To be done:
Every entry below must be repeated exactly; skip the pictures.

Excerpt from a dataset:
-*-

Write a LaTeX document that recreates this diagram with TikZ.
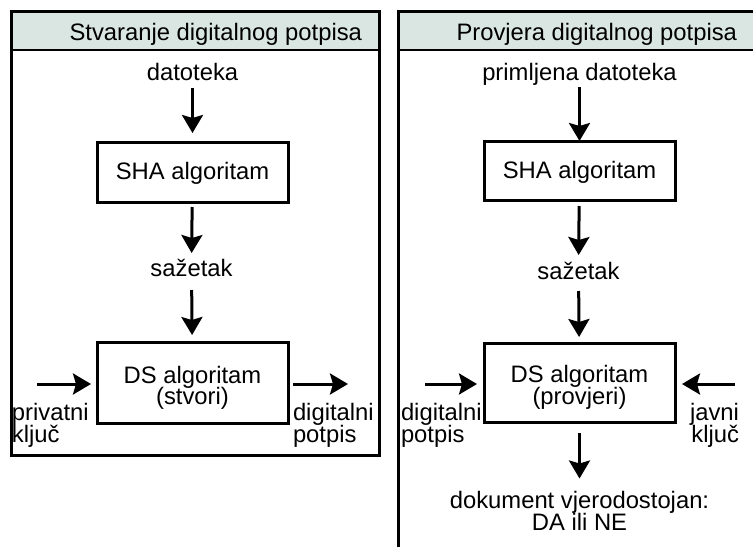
\documentclass[tikz,border=0pt]{standalone}
\usepackage{fontspec}
\setmainfont{Liberation Sans}
\usetikzlibrary{arrows.meta}
\definecolor{hdr}{RGB}{217,230,226}
\begin{document}
\begin{tikzpicture}[x=1pt,y=-1pt,
  txt/.style={inner sep=0pt, outer sep=0pt, text height=17pt, text depth=0pt, font=\fontsize{23.8}{22}\selectfont},
  box/.style={draw, line width=3pt, inner sep=0pt, outer sep=0pt, minimum width=191pt},
  arr/.style={line width=3pt, -{Stealth[length=18pt,width=21pt,inset=3pt]}},
  panel/.style={line width=3pt},
  sep/.style={line width=2pt}]
\useasboundingbox (0,0) rectangle (753,547);
% ---------- left panel ----------
\fill[hdr] (11,11.5) rectangle (379,50);
\draw[sep] (11,50) -- (379,50);
\draw[panel] (11,11.5) rectangle (379,455);
\node[txt, anchor=base east] (hL) at (362,40) {Stvaranje digitalnog potpisa};
\node[txt, anchor=base] (datL) at (192.5,80) {datoteka};
\node[box, minimum height=60pt] (shaL) at (192.5,172) {};
\node[txt, anchor=base] (shaLt) at (192.5,179) {SHA algoritam};
\node[txt, anchor=base] (sazL) at (191.5,276.5) {sažetak};
\node[box, minimum height=81pt] (dsL) at (192.5,382.5) {};
\node[txt, anchor=base] (dsLa) at (192.5,383) {DS algoritam};
\node[txt, anchor=base] (dsLb) at (192.5,404.5) {(stvori)};
\coordinate (pkA) at (37,384);
\coordinate (dpA) at (348,384);
\node[txt, anchor=base west] (pk1) at (12,420) {privatni};
\node[txt, anchor=base west] (pk2) at (12,442) {ključ};
\node[txt, anchor=base west] (dp1) at (293,420) {digitalni};
\node[txt, anchor=base west] (dp2) at (293,442) {potpis};
\draw[arr, shorten <=8pt, shorten >=9pt] (datL) -- (shaL);
\draw[arr, shorten <=5pt, shorten >=6.5pt] (shaL) -- (sazL);
\draw[arr, shorten <=13.5pt, shorten >=7pt] (sazL) -- (dsL);
\draw[arr, shorten >=6pt] (pkA) -- (pkA -| dsL.west);
\draw[arr, shorten <=5pt] (dpA -| dsL.east) -- (dpA);
% ---------- right panel ----------
\fill[hdr] (398,11.5) rectangle (753,50);
\draw[sep] (398,50) -- (753,50);
\draw[panel] (398,547) -- (398,11.5) -- (753,11.5);
\node[txt, anchor=base east] (hR) at (737,40) {Provjera digitalnog potpisa};
\node[txt, anchor=base] (datR) at (579.5,80) {primljena datoteka};
\node[box, minimum height=59pt] (shaR) at (579.5,170.5) {};
\node[txt, anchor=base] (shaRt) at (579.5,178) {SHA algoritam};
\node[txt, anchor=base] (sazR) at (578.5,279) {sažetak};
\node[box, minimum height=79pt] (dsR) at (579.5,382.5) {};
\node[txt, anchor=base] (dsRa) at (579.5,382) {DS algoritam};
\node[txt, anchor=base] (dsRb) at (579.5,404) {(provjeri)};
\coordinate (dpB) at (425,384);
\coordinate (jkB) at (735,384);
\node[txt, anchor=base west] (dq1) at (401,420) {digitalni};
\node[txt, anchor=base west] (dq2) at (401,442) {potpis};
\node[txt, anchor=base east] (jk1) at (739,420) {javni};
\node[txt, anchor=base east] (jk2) at (739,442) {ključ};
\node[txt, anchor=base] (dok1) at (579.5,508.5) {dokument vjerodostojan:};
\node[txt, anchor=base] (dok2) at (579.5,530.5) {DA ili NE};
\draw[arr, shorten <=7pt] (datR) -- (shaR);
\draw[arr, shorten <=6pt, shorten >=7pt] (shaR) -- (sazR);
\draw[arr, shorten <=12pt, shorten >=6pt] (sazR) -- (dsR);
\draw[arr, shorten >=7pt] (dpB) -- (dpB -| dsR.west);
\draw[arr, shorten >=7pt] (jkB) -- (jkB -| dsR.east);
\draw[arr, shorten <=11pt, shorten >=13pt] (dsR) -- (dok1);
\end{tikzpicture}
\end{document}
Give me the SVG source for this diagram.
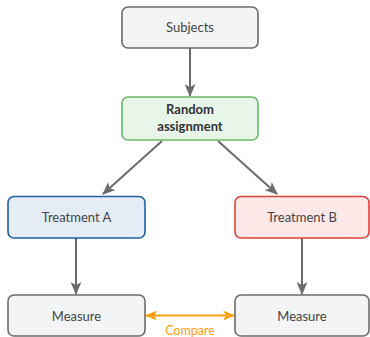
<svg xmlns="http://www.w3.org/2000/svg" width="370" height="337" viewBox="0 0 370 337">
<defs>
<style>
.box{stroke-width:1.6}
.gray{fill:#f3f4f6;stroke:#6b6b6b}
.green{fill:#e8f5e9;stroke:#66bb6a}
.blue{fill:#e4ecf5;stroke:#1e5fa8}
.red{fill:#fde8e7;stroke:#e0413a}
.lbl{font-family:Lato,"Open Sans",sans-serif;font-size:13px;fill:#444;text-anchor:middle}
.bold{font-weight:bold;fill:#333}
.conn{stroke:#6b6b6b;stroke-width:2;fill:none;marker-end:url(#ah)}
.cmp{stroke:#ffa010;stroke-width:2;fill:none;marker-end:url(#ao);marker-start:url(#aos)}
</style>
<marker id="ah" viewBox="0 0 12 10" refX="11" refY="5" markerWidth="13" markerHeight="11" markerUnits="userSpaceOnUse" orient="auto">
<path d="M0,0 L12,5 L0,10 L3,5 Z" fill="#6b6b6b"/>
</marker>
<marker id="ao" viewBox="0 0 12 10" refX="11" refY="5" markerWidth="12" markerHeight="10" markerUnits="userSpaceOnUse" orient="auto">
<path d="M0,0 L12,5 L0,10 L3,5 Z" fill="#ffa010"/>
</marker>
<marker id="aos" viewBox="0 0 12 10" refX="1" refY="5" markerWidth="12" markerHeight="10" markerUnits="userSpaceOnUse" orient="auto">
<path d="M12,0 L0,5 L12,10 L9,5 Z" fill="#ffa010"/>
</marker>
</defs>
<g id="connectors">
<line class="conn" x1="190" y1="48" x2="190" y2="96"/>
<line class="conn" x1="162" y1="141" x2="103" y2="194"/>
<line class="conn" x1="218" y1="141" x2="277" y2="194"/>
<line class="conn" x1="76" y1="238" x2="76" y2="294"/>
<line class="conn" x1="302" y1="238" x2="302" y2="294"/>
<line class="cmp" x1="146" y1="315.5" x2="234" y2="315.5"/>
<text class="lbl" x="190" y="334.5" style="fill:#ffa010;font-size:12.5px">Compare</text>
</g>
<g id="subjects">
<rect class="box gray" x="122" y="7" width="136" height="41" rx="6"/>
<text class="lbl" x="190" y="32">Subjects</text>
</g>
<g id="random">
<rect class="box green" x="122" y="97" width="136" height="43" rx="6"/>
<text class="lbl bold" x="190" y="114">Random</text>
<text class="lbl bold" x="190" y="131">assignment</text>
</g>
<g id="treatA">
<rect class="box blue" x="8" y="196.5" width="137" height="41.5" rx="6"/>
<text class="lbl" x="76.5" y="222">Treatment A</text>
</g>
<g id="treatB">
<rect class="box red" x="235" y="196.5" width="134" height="41.5" rx="6"/>
<text class="lbl" x="302" y="222">Treatment B</text>
</g>
<g id="measureA">
<rect class="box gray" x="8" y="295" width="137" height="41" rx="6"/>
<text class="lbl" x="76.5" y="320.5">Measure</text>
</g>
<g id="measureB">
<rect class="box gray" x="235" y="295" width="134" height="41" rx="6"/>
<text class="lbl" x="302" y="320.5">Measure</text>
</g>
</svg>
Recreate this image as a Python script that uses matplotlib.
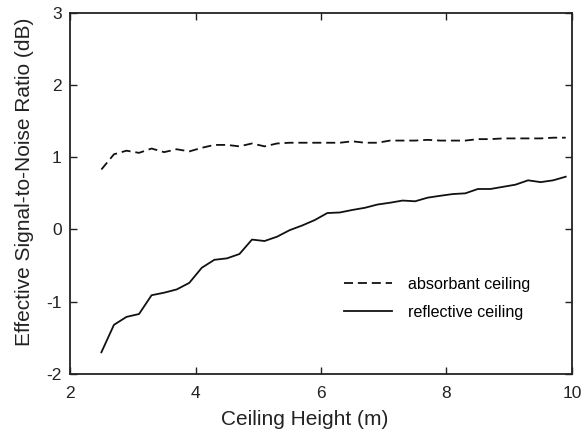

-*-

Exercise solution:
Write a LaTeX document that recreates this diagram with TikZ.
\documentclass[tikz,border=0pt]{standalone}
\usepackage{fontspec}
\setmainfont{Liberation Sans}
\usetikzlibrary{arrows.meta}
\definecolor{hdr}{RGB}{217,230,226}
\begin{document}
\begin{tikzpicture}[x=1pt,y=-1pt,
  txt/.style={inner sep=0pt, outer sep=0pt, text height=17pt, text depth=0pt, font=\fontsize{23.8}{22}\selectfont},
  box/.style={draw, line width=3pt, inner sep=0pt, outer sep=0pt, minimum width=191pt},
  arr/.style={line width=3pt, -{Stealth[length=18pt,width=21pt,inset=3pt]}},
  panel/.style={line width=3pt},
  sep/.style={line width=2pt}]
\useasboundingbox (0,0) rectangle (753,547);
% ---------- left panel ----------
\fill[hdr] (11,11.5) rectangle (379,50);
\draw[sep] (11,50) -- (379,50);
\draw[panel] (11,11.5) rectangle (379,455);
\node[txt, anchor=base east] (hL) at (362,40) {Stvaranje digitalnog potpisa};
\node[txt, anchor=base] (datL) at (192.5,80) {datoteka};
\node[box, minimum height=60pt] (shaL) at (192.5,172) {};
\node[txt, anchor=base] (shaLt) at (192.5,179) {SHA algoritam};
\node[txt, anchor=base] (sazL) at (191.5,276.5) {sažetak};
\node[box, minimum height=81pt] (dsL) at (192.5,382.5) {};
\node[txt, anchor=base] (dsLa) at (192.5,383) {DS algoritam};
\node[txt, anchor=base] (dsLb) at (192.5,404.5) {(stvori)};
\coordinate (pkA) at (37,384);
\coordinate (dpA) at (348,384);
\node[txt, anchor=base west] (pk1) at (12,420) {privatni};
\node[txt, anchor=base west] (pk2) at (12,442) {ključ};
\node[txt, anchor=base west] (dp1) at (293,420) {digitalni};
\node[txt, anchor=base west] (dp2) at (293,442) {potpis};
\draw[arr, shorten <=8pt, shorten >=9pt] (datL) -- (shaL);
\draw[arr, shorten <=5pt, shorten >=6.5pt] (shaL) -- (sazL);
\draw[arr, shorten <=13.5pt, shorten >=7pt] (sazL) -- (dsL);
\draw[arr, shorten >=6pt] (pkA) -- (pkA -| dsL.west);
\draw[arr, shorten <=5pt] (dpA -| dsL.east) -- (dpA);
% ---------- right panel ----------
\fill[hdr] (398,11.5) rectangle (753,50);
\draw[sep] (398,50) -- (753,50);
\draw[panel] (398,547) -- (398,11.5) -- (753,11.5);
\node[txt, anchor=base east] (hR) at (737,40) {Provjera digitalnog potpisa};
\node[txt, anchor=base] (datR) at (579.5,80) {primljena datoteka};
\node[box, minimum height=59pt] (shaR) at (579.5,170.5) {};
\node[txt, anchor=base] (shaRt) at (579.5,178) {SHA algoritam};
\node[txt, anchor=base] (sazR) at (578.5,279) {sažetak};
\node[box, minimum height=79pt] (dsR) at (579.5,382.5) {};
\node[txt, anchor=base] (dsRa) at (579.5,382) {DS algoritam};
\node[txt, anchor=base] (dsRb) at (579.5,404) {(provjeri)};
\coordinate (dpB) at (425,384);
\coordinate (jkB) at (735,384);
\node[txt, anchor=base west] (dq1) at (401,420) {digitalni};
\node[txt, anchor=base west] (dq2) at (401,442) {potpis};
\node[txt, anchor=base east] (jk1) at (739,420) {javni};
\node[txt, anchor=base east] (jk2) at (739,442) {ključ};
\node[txt, anchor=base] (dok1) at (579.5,508.5) {dokument vjerodostojan:};
\node[txt, anchor=base] (dok2) at (579.5,530.5) {DA ili NE};
\draw[arr, shorten <=7pt] (datR) -- (shaR);
\draw[arr, shorten <=6pt, shorten >=7pt] (shaR) -- (sazR);
\draw[arr, shorten <=12pt, shorten >=6pt] (sazR) -- (dsR);
\draw[arr, shorten >=7pt] (dpB) -- (dpB -| dsR.west);
\draw[arr, shorten >=7pt] (jkB) -- (jkB -| dsR.east);
\draw[arr, shorten <=11pt, shorten >=13pt] (dsR) -- (dok1);
\end{tikzpicture}
\end{document}
Give me the SVG source for this diagram.
<svg xmlns="http://www.w3.org/2000/svg" width="370" height="337" viewBox="0 0 370 337">
<defs>
<style>
.box{stroke-width:1.6}
.gray{fill:#f3f4f6;stroke:#6b6b6b}
.green{fill:#e8f5e9;stroke:#66bb6a}
.blue{fill:#e4ecf5;stroke:#1e5fa8}
.red{fill:#fde8e7;stroke:#e0413a}
.lbl{font-family:Lato,"Open Sans",sans-serif;font-size:13px;fill:#444;text-anchor:middle}
.bold{font-weight:bold;fill:#333}
.conn{stroke:#6b6b6b;stroke-width:2;fill:none;marker-end:url(#ah)}
.cmp{stroke:#ffa010;stroke-width:2;fill:none;marker-end:url(#ao);marker-start:url(#aos)}
</style>
<marker id="ah" viewBox="0 0 12 10" refX="11" refY="5" markerWidth="13" markerHeight="11" markerUnits="userSpaceOnUse" orient="auto">
<path d="M0,0 L12,5 L0,10 L3,5 Z" fill="#6b6b6b"/>
</marker>
<marker id="ao" viewBox="0 0 12 10" refX="11" refY="5" markerWidth="12" markerHeight="10" markerUnits="userSpaceOnUse" orient="auto">
<path d="M0,0 L12,5 L0,10 L3,5 Z" fill="#ffa010"/>
</marker>
<marker id="aos" viewBox="0 0 12 10" refX="1" refY="5" markerWidth="12" markerHeight="10" markerUnits="userSpaceOnUse" orient="auto">
<path d="M12,0 L0,5 L12,10 L9,5 Z" fill="#ffa010"/>
</marker>
</defs>
<g id="connectors">
<line class="conn" x1="190" y1="48" x2="190" y2="96"/>
<line class="conn" x1="162" y1="141" x2="103" y2="194"/>
<line class="conn" x1="218" y1="141" x2="277" y2="194"/>
<line class="conn" x1="76" y1="238" x2="76" y2="294"/>
<line class="conn" x1="302" y1="238" x2="302" y2="294"/>
<line class="cmp" x1="146" y1="315.5" x2="234" y2="315.5"/>
<text class="lbl" x="190" y="334.5" style="fill:#ffa010;font-size:12.5px">Compare</text>
</g>
<g id="subjects">
<rect class="box gray" x="122" y="7" width="136" height="41" rx="6"/>
<text class="lbl" x="190" y="32">Subjects</text>
</g>
<g id="random">
<rect class="box green" x="122" y="97" width="136" height="43" rx="6"/>
<text class="lbl bold" x="190" y="114">Random</text>
<text class="lbl bold" x="190" y="131">assignment</text>
</g>
<g id="treatA">
<rect class="box blue" x="8" y="196.5" width="137" height="41.5" rx="6"/>
<text class="lbl" x="76.5" y="222">Treatment A</text>
</g>
<g id="treatB">
<rect class="box red" x="235" y="196.5" width="134" height="41.5" rx="6"/>
<text class="lbl" x="302" y="222">Treatment B</text>
</g>
<g id="measureA">
<rect class="box gray" x="8" y="295" width="137" height="41" rx="6"/>
<text class="lbl" x="76.5" y="320.5">Measure</text>
</g>
<g id="measureB">
<rect class="box gray" x="235" y="295" width="134" height="41" rx="6"/>
<text class="lbl" x="302" y="320.5">Measure</text>
</g>
</svg>
Recreate this image as a Python script that uses matplotlib.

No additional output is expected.